I don't know, it does seem unnecessarily convoluted, but if we had to pay the flat income tax currently designated to our income level we wouldn't be able to pay taxes at all-- or, we wouldn't be able to eat, either/or-- so exemptions are good; the income tax would need to be COMPLETELY reconfigured if people would just pay flat taxes based solely on income. Jason's one of those guys who likes to shout out "Income Tax is unconstitutional!" all the time (though I don't really see this-- sure there's nothing in the constitution that says there should be an income tax, but there's nothing that says there SHOULDN'T be either), but I think income tax makes more sense than sales tax does. Perhaps if sales tax was configured into prices ahead of time and then stores were taxed based on their sales, but it always bugs me that the ticketed price is not the price you pay. Especially in dollar stores. They should call them $1.06 stores. Then again it also bugs me that the amount you earn is not the amount that shows up on your paycheck, too. Ah, I know taxes are a necessary evil, but if politicians would stop voting themselves payraises maybe that wouldn't be so bad.

17. What's your opinion on the death penalty?
I don't believe in it any more than I do abortion. Well, maybe slightly more than, because at least a criminal may have actually done something to deserve to die. But morally I don't believe it is up to people to decide who lives and dies, and people giving the death penalty are as guilty of murder as the people getting it-- assuming the person getting it is even truly guilty to begin with! If killing someone who is in the act of trying to kill other people is the only way to stop them, that's one thing, but to calmly and rationally decide that a person should die for their crimes is something different. As I used to try to explain to my middle schoolers, there's a difference between self-defense and revenge!
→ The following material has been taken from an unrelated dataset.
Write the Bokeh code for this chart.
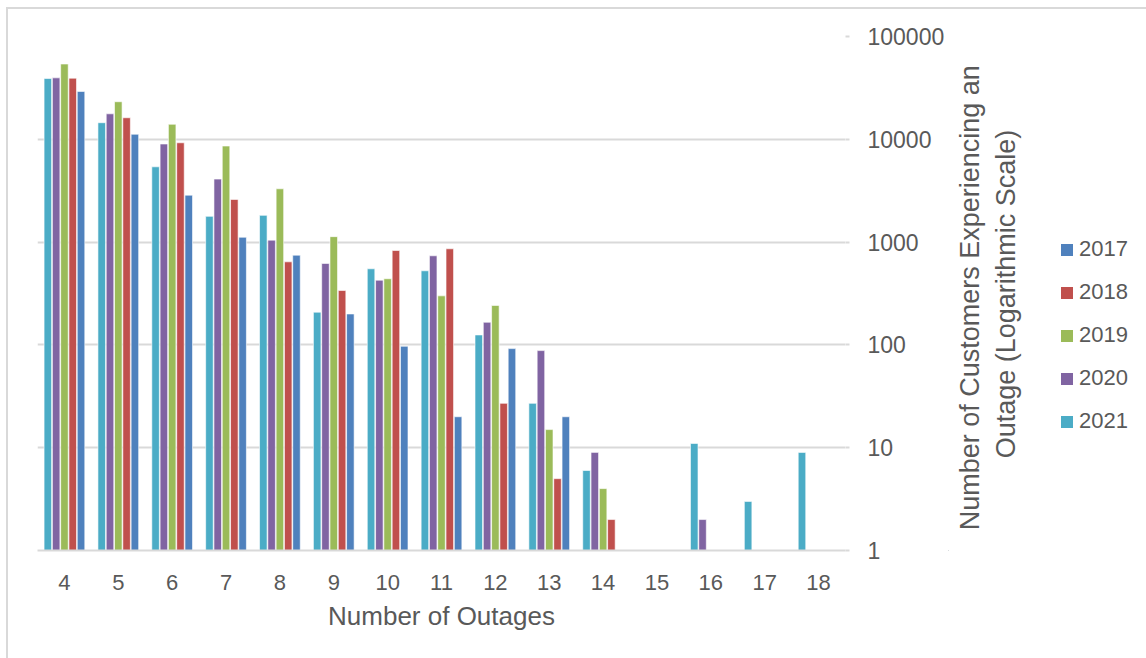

18. Do you think morality is absolute, relative, or somewhere in between?
"Somewhere in between" isn't quite right. I think there's a BASIC absolute morality and everything within that gets into shades of gray. I think the basic absolute morality is the Golden Rule, do unto others as you would have them do to you. Of course then it gets tricky after that, as people can't see from other people's points of views and somehow BELIEVE what they're doing is what the other person needs even when it's not really. But it's still closer to a morality that everyone can agree on regardless of religion or lack thereof (for the record the Golden Rule is not in that phraseology linked to any particular religion; the Christian Bible wording of it is "Love your neighbor as yourself." So the Golden Rule isn't forcing anyone else's religion on anyone else). But there's somebody crying out to be fed right now, and since I would love people to feed ME whenever I'm hungry, I'll do the moral thing and go help him out now.

Date: 2007-07-04 10:41 am (UTC)From: [identity profile] vovat.livejournal.com
I'd definitely prefer it if stores would just go ahead and factor the sales tax into their prices, but the reason they don't is probably so they look cheaper than they are. Like, I've seen things advertised for "under $70" that are priced at $69.99, but unless you buy them in a state without sales tax, that's actually going to work out to considerably more than $70. It's a trick, really; $69 LOOKS quite a bit cheaper than $70 simply because there's a 6 in the front.

The Golden Rule is usually a good guideline, although there are probably situations where it doesn't quite work out, because not everyone necessarily WANTS to be treated the same way. To give an extreme example, what if you're a masochist? I guess it works better if you use it as a general attitude than something totally literal.